What do I mean by Apathy? Well apathy is defined as “a state of indifference — where an individual is unresponsive or “indifferent” to aspects of emotional, social, or physical life.” And one thing that has changed over the last 20 to 30 years is the increase in apathy across the world. Lets take for example the political election process in the United States.

In the 1952 presidential race 63.3% of eligible citizens cast their vote. The US population at the time was 157,552,740. What that breaks down two is that 99,730,884 people voted. On local levels the number was closer to 70%, and 75% of individuals stated they followed world events, and politics.

By 1972, the amount of people voting in the presidential election had dropped to 55.2% of the population of 209,896,021. This means 115,862,603 voted. The number is higher, but if you thin about it, it actually means 12,761,771 or almost 13 million less people voted.
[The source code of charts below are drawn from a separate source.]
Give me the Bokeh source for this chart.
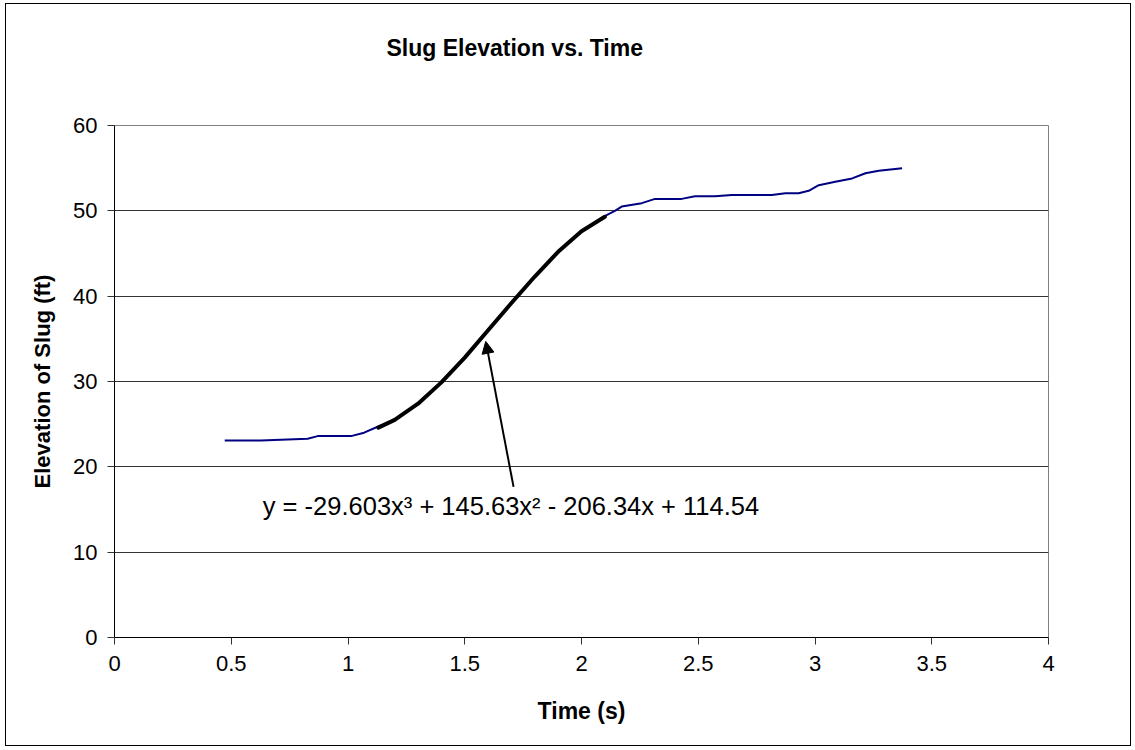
from bokeh.plotting import figure
from bokeh.models import Range1d, FixedTicker, Arrow, NormalHead, Label, Title
from bokeh.embed import file_html
from bokeh.resources import INLINE

# ---- data ----
time_s = [0.472, 0.627, 0.827, 0.870, 1.013, 1.069, 1.127, 1.20, 1.30, 1.40, 1.50, 1.60,
          1.70, 1.80, 1.90, 2.00, 2.093, 2.143, 2.172, 2.258, 2.315, 2.429, 2.486, 2.572,
          2.644, 2.815, 2.873, 2.930, 2.973, 3.016, 3.087, 3.159, 3.216, 3.273, 3.373]
elev_ft = [23.1, 23.1, 23.3, 23.6, 23.6, 24.0, 24.7, 25.5, 27.4, 29.9, 32.8, 36.0,
           39.2, 42.3, 45.2, 47.6, 49.3, 50.0, 50.5, 50.9, 51.4, 51.4, 51.7, 51.7,
           51.85, 51.85, 52.05, 52.05, 52.35, 53.0, 53.4, 53.8, 54.4, 54.7, 55.0]

fit_time = [1.13, 1.20, 1.30, 1.40, 1.50, 1.60, 1.70, 1.80, 1.90, 2.00, 2.10]
fit_elev = [24.6, 25.5, 27.4, 29.9, 32.8, 36.0, 39.2, 42.3, 45.2, 47.6, 49.3]

x_ticks = [0, 0.5, 1, 1.5, 2, 2.5, 3, 3.5, 4]
y_ticks = [0, 10, 20, 30, 40, 50, 60]

title_text = "Slug Elevation vs. Time"
equation = "y = -29.603x\u00b3 + 145.63x\u00b2 - 206.34x + 114.54"
arrow_tail = (1.709, 17.65)
arrow_head = (1.590, 34.7)
eq_pos = (0.635, 15.4)

FONT = "Liberation Sans"

p = figure(width=1126, height=743, x_range=Range1d(0, 4), y_range=Range1d(0, 60),
           title=None, output_backend="svg", toolbar_location=None,
           min_border_left=108, min_border_top=121, min_border_right=84, min_border_bottom=110,
           background_fill_color="white", border_fill_color="white")
p.styles = {"border": "1px solid black", "box-sizing": "border-box",
            "margin-left": "5px", "margin-top": "3px"}

# blank spacer next to the frame, then the title further out
p.add_layout(Title(text=" ", text_font_size="10px", standoff=52, text_color="white"), "above")
p.add_layout(Title(text=title_text, text_font=FONT, text_font_size="23px",
                   text_font_style="bold", text_color="black", align="left",
                   offset=272, standoff=0), "above")

# frame
p.outline_line_color = "#808080"
p.outline_line_width = 1

# grids
p.xgrid.visible = False
p.ygrid.ticker = FixedTicker(ticks=y_ticks)
p.ygrid.grid_line_color = "#333333"
p.ygrid.grid_line_width = 1

for ax, ticks in ((p.xaxis[0], x_ticks), (p.yaxis[0], y_ticks)):
    ax.ticker = FixedTicker(ticks=ticks)
    ax.axis_line_color = "black"
    ax.major_tick_line_color = "#333333"
    ax.major_tick_in = 0
    ax.major_tick_out = 7
    ax.minor_tick_line_color = None
    ax.major_label_text_font = FONT
    ax.major_label_text_font_size = "22px"
    ax.major_label_text_color = "black"
    ax.axis_label_text_font = FONT
    ax.axis_label_text_font_style = "bold"
    ax.axis_label_text_color = "black"

p.xaxis.major_label_overrides = {0: "0", 0.5: "0.5", 1: "1", 1.5: "1.5", 2: "2",
                                 2.5: "2.5", 3: "3", 3.5: "3.5", 4: "4"}
p.xaxis.axis_label = "Time (s)"
p.yaxis.axis_label = "Elevation of Slug (ft)"
p.xaxis.axis_label_text_font_size = "23px"
p.yaxis.axis_label_text_font_size = "22px"
p.xaxis.major_label_standoff = 11
p.xaxis.axis_label_standoff = 24
p.yaxis.major_label_standoff = 10
p.yaxis.axis_label_standoff = 15

# data line
p.line(time_s, elev_ft, line_color="#000080", line_width=2)
# fitted subset (magenta) and trendline (black)
p.line(fit_time, fit_elev, line_color="#FF00FF", line_width=1)
p.line(fit_time, fit_elev, line_color="black", line_width=4, line_join="round", line_cap="round")

# annotation arrow and equation
p.add_layout(Arrow(x_start=arrow_tail[0], y_start=arrow_tail[1],
                   x_end=arrow_head[0], y_end=arrow_head[1],
                   line_color="black", line_width=2,
                   end=NormalHead(size=12, fill_color="black", line_color="black")))
p.add_layout(Label(x=eq_pos[0], y=eq_pos[1], text=equation, text_font=FONT,
                   text_font_size="25.5px", text_color="black", text_baseline="alphabetic"))

open("out.html", "w").write(file_html(p, INLINE))
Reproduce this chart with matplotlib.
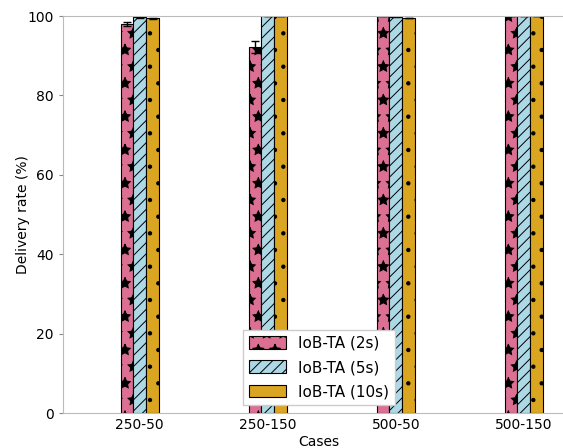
import numpy as np
import matplotlib.pyplot as plt

cases = ["250-50", "250-150", "500-50", "500-150"]
labels = ["IoB-TA (2s)", "IoB-TA (5s)", "IoB-TA (10s)"]
rate_2s = [98.0, 92.2, 100.0, 100.0]
rate_5s = [99.7, 100.0, 99.8, 100.0]
rate_10s = [99.4, 100.0, 99.5, 100.0]
err_2s = [0.5, 1.4, 0.0, 0.0]
err_5s = [0.2, 0.0, 0.1, 0.0]
err_10s = [0.2, 0.0, 0.1, 0.0]

colors = ["palevioletred", "lightblue", "goldenrod"]
hatches = ["*", "///", "."]

plt.rcParams['hatch.linewidth'] = 0.7

fig = plt.figure(figsize=(5.63, 4.48), dpi=100)
ax = fig.add_axes([63/563, 35/448, 512/563, 397/448])

x = np.arange(len(cases))
w = 0.1
series = [rate_2s, rate_5s, rate_10s]
errs = [err_2s, err_5s, err_10s]
for i, (vals, e) in enumerate(zip(series, errs)):
    ax.bar(x + (i - 1) * w, vals, w, yerr=e, color=colors[i], hatch=hatches[i],
           edgecolor="black", linewidth=0.8, label=labels[i],
           error_kw=dict(ecolor="black", elinewidth=1, capsize=3))

ax.set_xlim(-0.6, 3.4)
ax.set_ylim(0, 100)
ax.set_xticks(x)
ax.set_xticklabels(cases)
ax.set_yticks([0, 20, 40, 60, 80, 100])
ax.set_xlabel("Cases", labelpad=2)
ax.set_ylabel("Delivery rate (%)", labelpad=-1.5)

for s in ax.spines.values():
    s.set_color("#bbbbbb")
ax.tick_params(axis="y", color="#888888", length=3, direction="out")
ax.tick_params(axis="x", length=0)

ax.legend(loc="lower center", fontsize=11, bbox_to_anchor=(0.5, 0.0),
          handlelength=2.4, handleheight=0.9, labelspacing=0.6,
          fancybox=False, framealpha=1, edgecolor="#cccccc")

plt.savefig("out.png", dpi=100)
And by the 2000 election the number of voters had dropped to 51%, or 19,378,986, or 19 Million less people voted. Projections for 2008 many experts have at less than 50%. Do you realize that if only 48% of eligible voter vote in the next election, 144 Million people will chose what happens to over 300 million?

In a 2006 Survey of 18-25 year olds that average that said they kept up on world events was only 41%. Of that about the same amount had voted. Why? The most common answer was that it “didn’t impact them directly.”

What are the reasons for this apathy among us? Well some of them are caused I believe by technology, and entitlement. How do I mean that? Well I discussed on a previous blog post, how my grandfather compared the last 94 years he had lived. One thing he pointed out was even in the 40’s news and events were not so readily accessible. News was usually at least a day old when you got it. So you digested it and looked for it. Today it is at our fingertips. We can find it 24/7, 365. So what happens? I think we become numb to it. How easy is it to be involved in the world around you and truly understand it, when it bombards you relentlessly?

I think another reason is that today people are more involved with themselves as opposed to the world, and even their community. Gone are many of the civic organizations that once existed. And those that do have seen their membership drop significantly in the past two decades.

Thinks about our schools. Many today are focused on scores and grades, as opposed to well rounded children, in both education of facts and education of community. As much as we gain, we loose.

It’s up to us as people, to change this. And I do see the signs of positive change. People who remind us of the important things in life. And it is those things that will return us to a real world community again.

The next item in this series will be focused on the positive impacts of the last 20 years, because there are so many. So understand that this series is intended to balance both the positive and the negative, and provide us with insight into the world we live in, and how we can change it for the better.

The world is run by the people that show up. I hope I am one of them.